From my phone it looks like they are coming out of the ground.:shock:
A cover to prevent snow and ice damage to the blades.
The refrigerant line should be insulated and they appear to be going in the ground, hard to tell from the pic.
Wow we in OKla don’t have that kind of snow and ice the top has to be clear for fan discharge in the winter opertion.
What I was looking for was the non insulated suction line heat loss and the buried suction line thermal loss to the soil a heat pump refrigerant line should never be buried:D I am sure glad I don’t live in your cold climate I can not handle cold anymore guess* I am a Woosie:D but I can climb roofs*
Charley, I call out lack of insulation at the exterior as a heat loss issue and in the attic as a heat loss issue and source of moisture damage due to condensation. Does the not burying the refrigerant line apply to AC systems as well?
Also, what was coming out of that condensate line?
There was no condensate line present at the unit big thermostat wire used about a nine conductor.
Your are pretty sharp I was waiting for that question about buried lines for the A/C on a standard A/C unit. Yes in my opinion if the line is buried it will loose its temp to the warm soil refrigerant temp returning at 40 some degrees and summer time soil temp above 70 will warm the refrigerant temp. The windings in the compressor motor are depdent on the refrigerant temp for cooling affect can shorten the overall life of the compressor over time. I have said it before Troy you will do good in ths business you are always thinking
I love the positve posts from Charley and others .
Sad we have few who have good knowledge but seem to think they need to attack so often .
Too late! Good post Charley.
Troy I went back and looked at my own pic and now see what you were talking about it was not a condensate line but an old refrigerant line from the first unit and it was being used as conduit for the wiring from the AHU to the condensing unit. Does look kinda strange if you were not on site and actually see it up close
Incidently, did anyone notice anything which could be improved in my pic of an heat pump posted previously?
Yeah show me a straight digital PIC:p:D
I have never seen a snow guard on one before and I was wondering what in the world that square patch on the side was I was thinking ice but I was thinking that was not right because of the temp of the snow shield was the unit running or was the temp on the sheild from the sun
The foil patch was to get the reflected apparent temperature.
The unit was running in cooling mode. It was past sunset.
Not to get in your client flakes, but what kind of heat loss are you looking at for that little bit of suction refrigerant line located in the soil?
If that air handler is located in the attic, in Oklahoma, it ain’t worth mentioning!
The reason I post this is because I want people the focus on the fact that insulating the suction refrigerant line is more about preventing condensation than an efficiency loss. To be perfectly honest with you, I don’t think I could come up with an algorithm to determine the BTU loss of burying a refrigerant line in the soil 30 inches or less.

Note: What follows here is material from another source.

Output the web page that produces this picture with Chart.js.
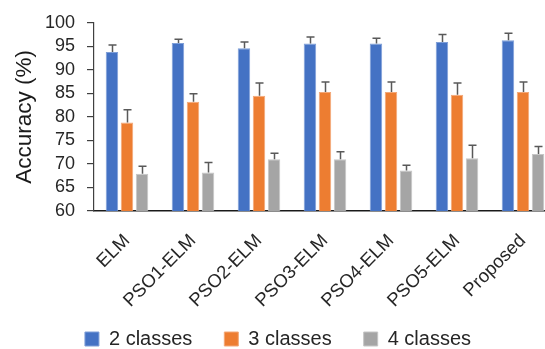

In all actuality, induced draft convection across the refrigerant line from the condenser fan motor probably cause is a greater loss on the internal components of the condensing unit than 50 feet of buried refrigerant line!
I would be more concerned about the two units competing for the same air between each other, or discharging air being drawn back into condensing unit coils because are located so close to one another.
They say 2 feet. Refrigeration pressures tell the story.
Keep up with the thought invoking process though!
David this was on a split level home with a walkout the bare lines being buried in soil for a heat pump with a ground temp at that level, entry into the wall in the winter time here is around twenty some degrees frost line is 18 to 24 inches so yes I have a concern about temp efficiency when the temp of the suction line in the heat mode is above 100 degrees and it will have a substantial loss before it arrives at the A-coil. Not much difference than emerging the line in a bucket of water and watch the temp drop. I agree its not so critical in the cooling mode BuTTTTT its not best practice
You are talking cooling mode and I am talking heat mode, both ahu’s were located in a first level equipment room not a attic
Marcel, what camera are you using?
I would adjust the the image so not so much is maxed out. What did you focus on ie the unit or home?
I also would not attach my aluminum to the object I am imaging.